Southampton Town Board members are discussing a protocol for officials and developers to follow in the event human remains are found at construction sites. The topic was prompted by the discovery of remains two weeks ago at a site in Shinnecock Hills, an area once inhabited by the Shinnecock Indian Nation.
Supervisor Jay Schneiderman said he tapped the East Hampton Town Planning Department, looking for advice, but learned East Hampton does not have a protocol in place, either. In his conversations, Schneiderman said he learned New York State has a map of archaeologically sensitive areas, known as the “circles and squares” map and East Hampton had considered hiring an archaeologist to “dive deeper” and make a more detailed map, but nothing had come to fruition. However, he noted East Hampton Town officials do seem willing to sit down with Southampton officials to discuss a protocol.
“It may be something for September or October,” he said.
In the meantime, Schneiderman said the town is facing two issues: how to pre-identify likely archaeologically sensitive properties before digging starts and when to have an archaeologist on site.
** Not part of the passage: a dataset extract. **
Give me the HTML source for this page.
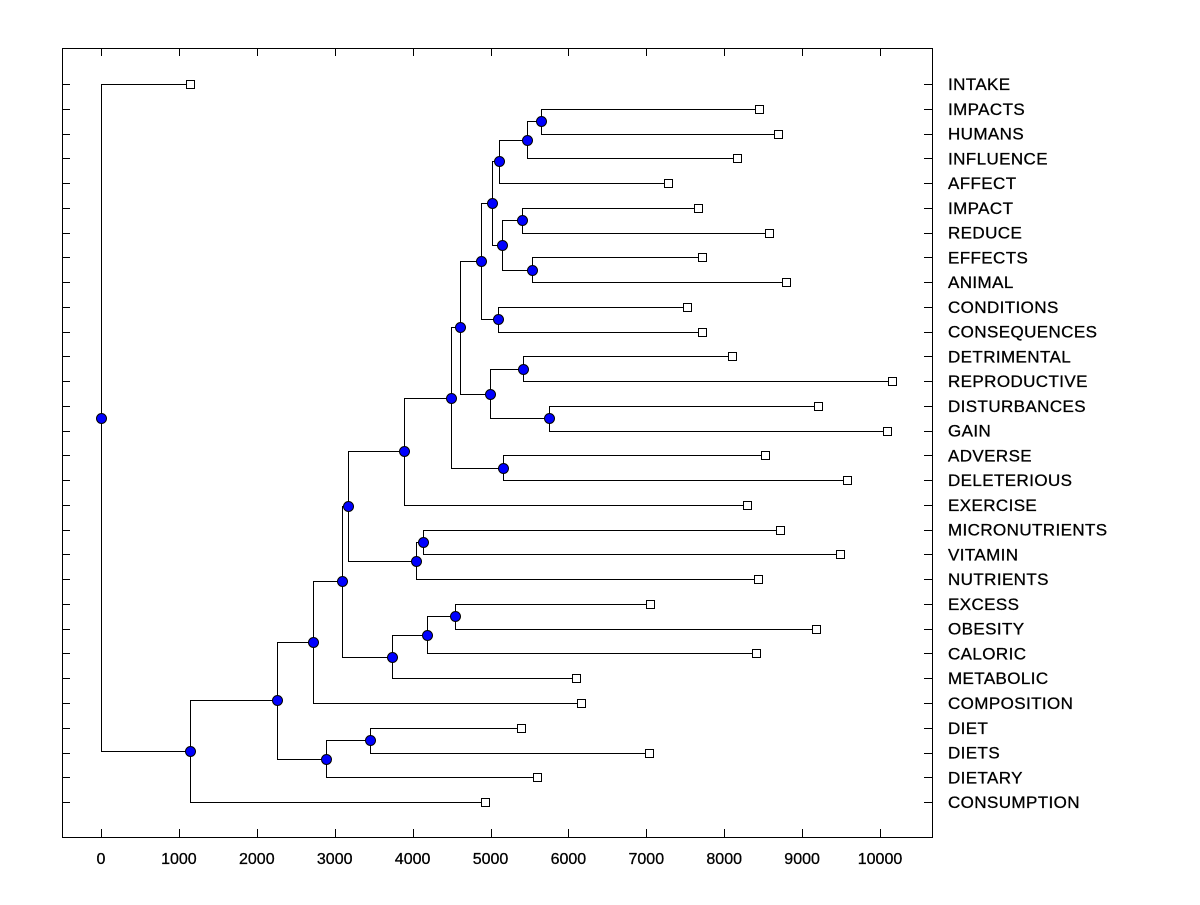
<!DOCTYPE html>
<html><head><meta charset="utf-8"><style>
body{margin:0;background:#fff;}
svg text{font-family:"Liberation Sans",Arial,sans-serif;fill:#000;}
</style></head><body>
<svg id="c" width="1200" height="900" xmlns="http://www.w3.org/2000/svg"></svg>
<script>
const labels=["INTAKE","IMPACTS","HUMANS","INFLUENCE","AFFECT","IMPACT","REDUCE","EFFECTS","ANIMAL","CONDITIONS","CONSEQUENCES","DETRIMENTAL","REPRODUCTIVE","DISTURBANCES","GAIN","ADVERSE","DELETERIOUS","EXERCISE","MICRONUTRIENTS","VITAMIN","NUTRIENTS","EXCESS","OBESITY","CALORIC","METABOLIC","COMPOSITION","DIET","DIETS","DIETARY","CONSUMPTION"];
const leafValues=[1142,8447,8690,8164,7279,7664,8575,7715,8793,7522,7715,8100,10154,9204,10090,8524,9576,8293,8716,9487,8434,7048,9178,8408,6098,6162,5392,7035,5597,4929];
// nodes: name, left child, right child, merge value
const nodeNames=["AB","AA","W","Y","Z","X","U","V","Q","S","T","R","O","P","N","K","M","L","G","J","I","H","F","C","E","D","B","A","ROOT"];
const nodeLeft=[1,"AB","AA",5,7,"Y","W",9,"U",11,13,"S","Q",15,"O","N",18,"M","K",21,"J","I","G","F",26,"E","C","B",0];
const nodeRight=[2,3,4,6,8,"Z","X",10,"V",12,14,"T","R",16,"P",17,19,20,"L",22,23,24,"H",25,27,28,"D",29,"A"];
const nodeValues=[5648,5469,5109,5404,5533,5148,5019,5096,4878,5417,5751,4994,4608,5160,4493,3890,4133,4044,3171,4544,4185,3736,3094,2721,3453,2888,2259,1142,0];
const xTicks=[0,1000,2000,3000,4000,5000,6000,7000,8000,9000,10000];

const svg=document.getElementById('c');
const NS='http://www.w3.org/2000/svg';
const L=62,R=932,T=48,B=837;
const X=v=>101+v*0.0779;
const Y=i=>84+i*24.76;
function mk(t,a,p){const e=document.createElementNS(NS,t);for(const k in a)e.setAttribute(k,a[k]);(p||svg).appendChild(e);return e;}
const frame=mk('rect',{x:L+.5,y:T+.5,width:R-L,height:B-T,fill:'none',stroke:'#000','stroke-width':1});


const gt=mk('g',{});


xTicks.forEach(v=>{
  const x=Math.round(X(v))+.5;
  mk('line',{x1:x,x2:x,y1:B,y2:B-8,stroke:'#000'},gt);
  mk('line',{x1:x,x2:x,y1:T,y2:T+8,stroke:'#000'},gt);
  const t=mk('text',{x:X(v),y:864,'font-size':16,'text-anchor':'middle','stroke':'#000','stroke-width':0.3},gt);t.textContent=v;
  
  
});
const gl=mk('g',{});


labels.forEach((s,i)=>{
  const y=Math.round(Y(i))+.5;
  mk('line',{x1:L,x2:L+8,y1:y,y2:y,stroke:'#000'},gl);
  mk('line',{x1:R-8,x2:R,y1:y,y2:y,stroke:'#000'},gl);
  const t=mk('text',{x:948,y:Y(i)+6,'font-size':17,'stroke':'#000','stroke-width':0.3,'textLength':0},gl);
  t.removeAttribute('textLength');
  t.textContent=s;
  t.setAttribute('letter-spacing','0.4');
  
  
});
// compute positions
const pos={};
leafValues.forEach((v,i)=>pos[i]={x:X(v),y:Y(i)});
nodeNames.forEach((n,k)=>{
  const a=pos[nodeLeft[k]],b=pos[nodeRight[k]];
  pos[n]={x:X(nodeValues[k]),y:(a.y+b.y)/2};
});
const gb=mk('g',{});


nodeNames.forEach((n,k)=>{
  const p=pos[n];
  [nodeLeft[k],nodeRight[k]].forEach(c=>{
    const q=pos[c];
    const px=Math.round(p.x)+.5,py=Math.round(p.y)+.5,qx=Math.round(q.x)+.5,qy=Math.round(q.y)+.5;
    mk('polyline',{points:`${px},${py} ${px},${qy} ${qx},${qy}`,fill:'none',stroke:'#000','stroke-width':1},gb);
  });
});
leafValues.forEach((v,i)=>{
  const p=pos[i];
  const r=mk('rect',{x:Math.round(p.x)-3.5,y:Math.round(p.y)-3.5,width:8,height:8,fill:'#fff',stroke:'#000'});
  
  
});
nodeNames.forEach(n=>{
  const p=pos[n];
  const c=mk('circle',{cx:Math.round(p.x)+.5,cy:Math.round(p.y)+.5,r:5,fill:'#0000ff',stroke:'#000'});
  
  
});
</script>
</body></html>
Councilman John Bouvier, who visited the construction site with Schneiderman, credited the developer for doing the right thing and stopping work.
“It was good to see that we are going to work hard and try to do this and have more protocol involved, particularly in a sensitive area,” he said.
But Councilwoman Christine Scalera said the town does have a protocol, which has been used in the past, and has been signed with the Shinnecock Tribal Council.
“So, we can use that as a starting place for potential future finds,” she said.
A skull, leg bone, and a blue glass flask were unearthed by construction workers digging a foundation at 10 Hawthorne Road in Shinnecock Hills on August 13. Construction on the project was immediately halted pending an investigation. At the time, a Suffolk County Police spokeswoman said the bones were believed to have been buried for at least 50 years. A detailed analysis has not been completed by forensic scientists and archaeological consultants. The town is currently considering preserving the property using money from the Community Preservation Fund.
“We are doing our best to just try and preserve that property. If not, we will have to wrestle with how to develop it, so obviously, it is going to be a sensitive matter. So, preservation would be the best option, but we can’t always come to an agreement on the price,” Schneiderman said.
Tribal members have previously stated that they would like to see the land preserved, but also a protocol ironed out for future finds.
Burials and other artifacts have been found in the Shinnecock Hills area, the supervisor said. “I understand why the Shinnecock Nation is particularly concerned about the Shinnecock Hills area. So, if nowhere else but that area, we do a little more homework and try to maybe prioritize our acquisitions in that area, I think that would go a long way.”